(Dataset records)

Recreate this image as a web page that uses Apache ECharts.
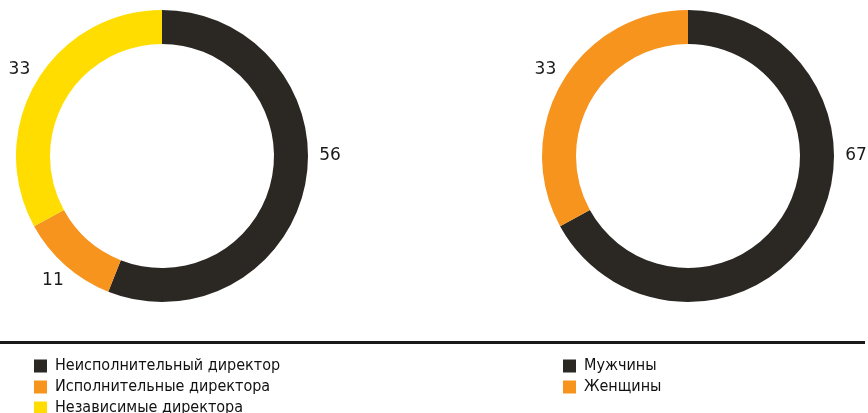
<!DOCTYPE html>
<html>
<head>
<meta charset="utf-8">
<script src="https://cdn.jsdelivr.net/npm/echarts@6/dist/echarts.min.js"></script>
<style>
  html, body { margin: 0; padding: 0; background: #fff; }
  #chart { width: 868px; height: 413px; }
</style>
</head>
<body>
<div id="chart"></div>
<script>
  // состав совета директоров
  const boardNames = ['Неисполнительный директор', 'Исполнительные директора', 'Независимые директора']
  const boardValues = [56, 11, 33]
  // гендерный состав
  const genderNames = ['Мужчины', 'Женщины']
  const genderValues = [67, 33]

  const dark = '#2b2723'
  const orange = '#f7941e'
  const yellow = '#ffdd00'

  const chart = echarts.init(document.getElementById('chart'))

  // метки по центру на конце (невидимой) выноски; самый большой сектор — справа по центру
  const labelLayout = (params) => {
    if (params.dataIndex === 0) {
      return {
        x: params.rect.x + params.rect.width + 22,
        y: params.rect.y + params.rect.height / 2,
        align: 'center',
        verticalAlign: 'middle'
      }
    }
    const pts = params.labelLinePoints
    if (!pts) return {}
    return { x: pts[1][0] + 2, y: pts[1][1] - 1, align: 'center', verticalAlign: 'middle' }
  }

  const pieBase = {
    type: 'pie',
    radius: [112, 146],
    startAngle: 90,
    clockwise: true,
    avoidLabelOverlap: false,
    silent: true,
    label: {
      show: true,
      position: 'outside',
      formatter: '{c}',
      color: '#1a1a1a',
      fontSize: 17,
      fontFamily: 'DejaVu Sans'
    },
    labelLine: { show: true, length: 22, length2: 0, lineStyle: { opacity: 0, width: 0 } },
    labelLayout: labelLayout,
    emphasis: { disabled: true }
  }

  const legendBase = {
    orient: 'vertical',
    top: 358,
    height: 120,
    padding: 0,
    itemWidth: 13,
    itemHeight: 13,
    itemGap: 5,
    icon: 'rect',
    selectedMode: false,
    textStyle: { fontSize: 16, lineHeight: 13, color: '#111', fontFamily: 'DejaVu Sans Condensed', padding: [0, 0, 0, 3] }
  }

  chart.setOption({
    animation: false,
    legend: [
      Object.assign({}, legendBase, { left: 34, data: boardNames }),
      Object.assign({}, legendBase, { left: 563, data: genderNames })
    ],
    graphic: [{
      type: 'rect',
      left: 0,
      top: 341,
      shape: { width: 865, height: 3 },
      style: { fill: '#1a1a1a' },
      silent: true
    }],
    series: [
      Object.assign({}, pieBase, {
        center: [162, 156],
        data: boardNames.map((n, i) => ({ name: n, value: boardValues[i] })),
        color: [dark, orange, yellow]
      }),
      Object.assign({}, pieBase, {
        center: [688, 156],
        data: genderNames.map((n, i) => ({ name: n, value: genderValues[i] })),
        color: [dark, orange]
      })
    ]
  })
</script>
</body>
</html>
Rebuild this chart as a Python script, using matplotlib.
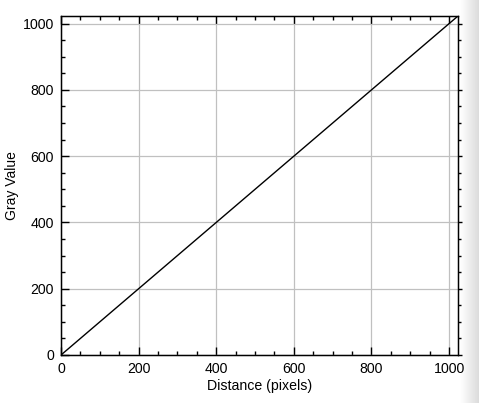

▶ [Objective]:
Keep the pictures out of your copy, and repeat every entry above exactly.

▶ [Correct answer]:
Recreate this image as a web page that uses Apache ECharts.
<!DOCTYPE html>
<html>
<head>
<meta charset="utf-8">
<script src="https://cdn.jsdelivr.net/npm/echarts@6/dist/echarts.min.js"></script>
<style>
  html, body { margin: 0; padding: 0; background: #fff; }
  #chart { width: 868px; height: 413px; }
</style>
</head>
<body>
<div id="chart"></div>
<script>
  // состав совета директоров
  const boardNames = ['Неисполнительный директор', 'Исполнительные директора', 'Независимые директора']
  const boardValues = [56, 11, 33]
  // гендерный состав
  const genderNames = ['Мужчины', 'Женщины']
  const genderValues = [67, 33]

  const dark = '#2b2723'
  const orange = '#f7941e'
  const yellow = '#ffdd00'

  const chart = echarts.init(document.getElementById('chart'))

  // метки по центру на конце (невидимой) выноски; самый большой сектор — справа по центру
  const labelLayout = (params) => {
    if (params.dataIndex === 0) {
      return {
        x: params.rect.x + params.rect.width + 22,
        y: params.rect.y + params.rect.height / 2,
        align: 'center',
        verticalAlign: 'middle'
      }
    }
    const pts = params.labelLinePoints
    if (!pts) return {}
    return { x: pts[1][0] + 2, y: pts[1][1] - 1, align: 'center', verticalAlign: 'middle' }
  }

  const pieBase = {
    type: 'pie',
    radius: [112, 146],
    startAngle: 90,
    clockwise: true,
    avoidLabelOverlap: false,
    silent: true,
    label: {
      show: true,
      position: 'outside',
      formatter: '{c}',
      color: '#1a1a1a',
      fontSize: 17,
      fontFamily: 'DejaVu Sans'
    },
    labelLine: { show: true, length: 22, length2: 0, lineStyle: { opacity: 0, width: 0 } },
    labelLayout: labelLayout,
    emphasis: { disabled: true }
  }

  const legendBase = {
    orient: 'vertical',
    top: 358,
    height: 120,
    padding: 0,
    itemWidth: 13,
    itemHeight: 13,
    itemGap: 5,
    icon: 'rect',
    selectedMode: false,
    textStyle: { fontSize: 16, lineHeight: 13, color: '#111', fontFamily: 'DejaVu Sans Condensed', padding: [0, 0, 0, 3] }
  }

  chart.setOption({
    animation: false,
    legend: [
      Object.assign({}, legendBase, { left: 34, data: boardNames }),
      Object.assign({}, legendBase, { left: 563, data: genderNames })
    ],
    graphic: [{
      type: 'rect',
      left: 0,
      top: 341,
      shape: { width: 865, height: 3 },
      style: { fill: '#1a1a1a' },
      silent: true
    }],
    series: [
      Object.assign({}, pieBase, {
        center: [162, 156],
        data: boardNames.map((n, i) => ({ name: n, value: boardValues[i] })),
        color: [dark, orange, yellow]
      }),
      Object.assign({}, pieBase, {
        center: [688, 156],
        data: genderNames.map((n, i) => ({ name: n, value: genderValues[i] })),
        color: [dark, orange]
      })
    ]
  })
</script>
</body>
</html>
Rebuild this chart as a Python script, using matplotlib.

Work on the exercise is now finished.